The album is hard-hitting from the get-go, launching into ‘The Palace of Sin’ with a dark, rock/blusey riff. The double-tracked, electric lead flows with smooth riffs while the bass doesn’t just sit at the back, it leads in its own rhythmic way. The solo seems like it could’ve been more rhythmic to fit the track, but impressive nonetheless. Much like most of the album, this song would be incredible to see live. Part of the beauty of these tracks is lost by being unable to see the artist create this wicked sound.

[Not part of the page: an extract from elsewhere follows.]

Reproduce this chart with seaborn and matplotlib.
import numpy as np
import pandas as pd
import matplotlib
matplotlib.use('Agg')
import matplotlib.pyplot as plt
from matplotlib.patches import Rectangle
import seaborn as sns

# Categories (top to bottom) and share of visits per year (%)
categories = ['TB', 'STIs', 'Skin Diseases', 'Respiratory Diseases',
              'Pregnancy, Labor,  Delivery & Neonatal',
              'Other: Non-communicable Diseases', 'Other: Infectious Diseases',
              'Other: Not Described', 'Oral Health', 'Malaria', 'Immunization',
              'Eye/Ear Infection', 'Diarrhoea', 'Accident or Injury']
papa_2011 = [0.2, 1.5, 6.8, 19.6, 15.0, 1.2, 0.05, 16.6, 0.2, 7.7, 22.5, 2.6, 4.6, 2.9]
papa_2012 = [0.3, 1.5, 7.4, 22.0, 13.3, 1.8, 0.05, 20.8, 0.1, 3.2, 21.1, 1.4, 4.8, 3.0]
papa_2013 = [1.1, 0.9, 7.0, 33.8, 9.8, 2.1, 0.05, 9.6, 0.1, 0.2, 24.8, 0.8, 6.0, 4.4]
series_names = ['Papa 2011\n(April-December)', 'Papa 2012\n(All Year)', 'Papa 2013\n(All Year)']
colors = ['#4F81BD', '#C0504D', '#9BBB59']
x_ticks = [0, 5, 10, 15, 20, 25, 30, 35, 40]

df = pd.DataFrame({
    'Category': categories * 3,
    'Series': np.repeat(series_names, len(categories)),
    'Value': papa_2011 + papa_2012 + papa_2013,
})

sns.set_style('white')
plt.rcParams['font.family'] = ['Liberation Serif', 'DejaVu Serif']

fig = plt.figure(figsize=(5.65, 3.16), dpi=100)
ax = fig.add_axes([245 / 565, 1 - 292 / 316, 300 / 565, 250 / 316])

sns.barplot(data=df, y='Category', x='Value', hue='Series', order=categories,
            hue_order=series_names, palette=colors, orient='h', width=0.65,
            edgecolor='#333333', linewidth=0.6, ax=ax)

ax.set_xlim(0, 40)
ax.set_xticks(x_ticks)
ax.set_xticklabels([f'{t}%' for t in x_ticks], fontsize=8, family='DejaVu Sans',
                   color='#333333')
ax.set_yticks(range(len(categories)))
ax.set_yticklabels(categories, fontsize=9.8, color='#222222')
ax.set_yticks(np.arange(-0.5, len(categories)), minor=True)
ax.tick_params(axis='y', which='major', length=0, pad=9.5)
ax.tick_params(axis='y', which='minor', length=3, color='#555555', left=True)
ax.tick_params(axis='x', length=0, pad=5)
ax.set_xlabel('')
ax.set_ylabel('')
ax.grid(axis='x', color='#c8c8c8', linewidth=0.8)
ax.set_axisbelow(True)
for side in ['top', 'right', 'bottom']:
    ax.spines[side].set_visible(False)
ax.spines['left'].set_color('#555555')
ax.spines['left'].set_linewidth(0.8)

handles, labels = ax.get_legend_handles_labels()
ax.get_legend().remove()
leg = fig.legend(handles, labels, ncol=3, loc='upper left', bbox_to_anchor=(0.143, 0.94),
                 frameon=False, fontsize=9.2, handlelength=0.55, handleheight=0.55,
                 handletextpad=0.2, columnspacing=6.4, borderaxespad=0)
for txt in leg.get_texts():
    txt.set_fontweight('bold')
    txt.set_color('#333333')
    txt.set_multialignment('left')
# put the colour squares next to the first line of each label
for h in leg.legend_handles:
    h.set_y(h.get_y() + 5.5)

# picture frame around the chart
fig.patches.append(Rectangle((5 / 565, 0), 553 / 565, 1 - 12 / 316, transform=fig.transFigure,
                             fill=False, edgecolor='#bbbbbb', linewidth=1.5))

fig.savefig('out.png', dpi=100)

The Oversoul is an epic, 3-part piece beginning with resonating acoustic guitars, ringing hypnotically as a heavier lead brings it to a rock tempo. The acoustic guitars are beautiful here, and suddenly rocking notes slap you into Part II. Repeated funky notes overlayed in octaves keep you moving, notes soar before moving to Part III. A sweet smooth intro comes, the drums joining perfectly. Hendrix-like waves of notes bounce from the track.

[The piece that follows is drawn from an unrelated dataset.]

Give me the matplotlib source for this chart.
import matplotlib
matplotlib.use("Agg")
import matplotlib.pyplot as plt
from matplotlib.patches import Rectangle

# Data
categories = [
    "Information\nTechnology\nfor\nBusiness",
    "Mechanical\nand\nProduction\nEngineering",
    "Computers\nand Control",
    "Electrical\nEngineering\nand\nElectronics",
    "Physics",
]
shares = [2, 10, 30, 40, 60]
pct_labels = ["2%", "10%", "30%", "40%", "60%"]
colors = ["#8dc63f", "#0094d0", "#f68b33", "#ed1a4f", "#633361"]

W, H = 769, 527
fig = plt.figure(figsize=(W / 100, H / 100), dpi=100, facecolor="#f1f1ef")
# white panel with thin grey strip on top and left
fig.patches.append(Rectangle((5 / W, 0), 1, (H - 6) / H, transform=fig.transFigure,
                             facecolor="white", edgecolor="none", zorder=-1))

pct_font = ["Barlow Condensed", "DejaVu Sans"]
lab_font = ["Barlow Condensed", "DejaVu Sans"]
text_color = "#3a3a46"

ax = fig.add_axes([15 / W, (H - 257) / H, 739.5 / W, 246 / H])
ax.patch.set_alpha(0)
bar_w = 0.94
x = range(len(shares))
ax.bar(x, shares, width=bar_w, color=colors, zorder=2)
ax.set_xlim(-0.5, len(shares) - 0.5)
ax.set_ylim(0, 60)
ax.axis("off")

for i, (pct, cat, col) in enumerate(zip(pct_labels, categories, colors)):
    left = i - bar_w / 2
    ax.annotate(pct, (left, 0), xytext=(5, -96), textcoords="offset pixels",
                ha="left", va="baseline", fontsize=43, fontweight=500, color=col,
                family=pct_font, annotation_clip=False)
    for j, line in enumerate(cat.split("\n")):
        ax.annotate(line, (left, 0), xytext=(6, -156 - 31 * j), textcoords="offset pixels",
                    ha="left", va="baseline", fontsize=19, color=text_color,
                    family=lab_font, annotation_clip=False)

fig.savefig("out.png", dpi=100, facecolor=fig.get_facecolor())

‘Elevation’ opens Side 2, each ‘verse’ drives and builds until the screaming electric notes peak. The bass track is damn funky here, and the drumming is undoubtedly a highlight. ‘Indigo’ is a personal favourite of the album, featuring a folky guitar into, warm and welcoming. The track is well-played, sweet to listen to, and the perfect length. ‘Starchild’ starts groovily, with a Hoodoo Guru-like intro, getting heavier as it goes before returning to an alt-country rock feel to close. ‘Sunday Drive’ is a drum-heavy, start-stop song, while ‘Oxycontinential’ (a great play on words, I’ll add) is high, ringing, and almost droney. The album’s final track, ‘Lara’s Song’, draws from rock, country, blues, and Celtic music. By the third section, notes blend together, making you want to move. The solo that follows is incredible, the notes that weave down the neck make a solid ending for the release
The album is very impressive, particularly as a debut. It crosses genres, blending them seamlessly. Yet it takes commitment to listen to; you have to want to listen to lengthy instrumentals. This album would also translate spectacularly to the stage; the visuals of watching the band actually create the music would contribute to the experience. Very much for fans of Hendrix and Zeppelin, or those that enjoy instrumental prog rock.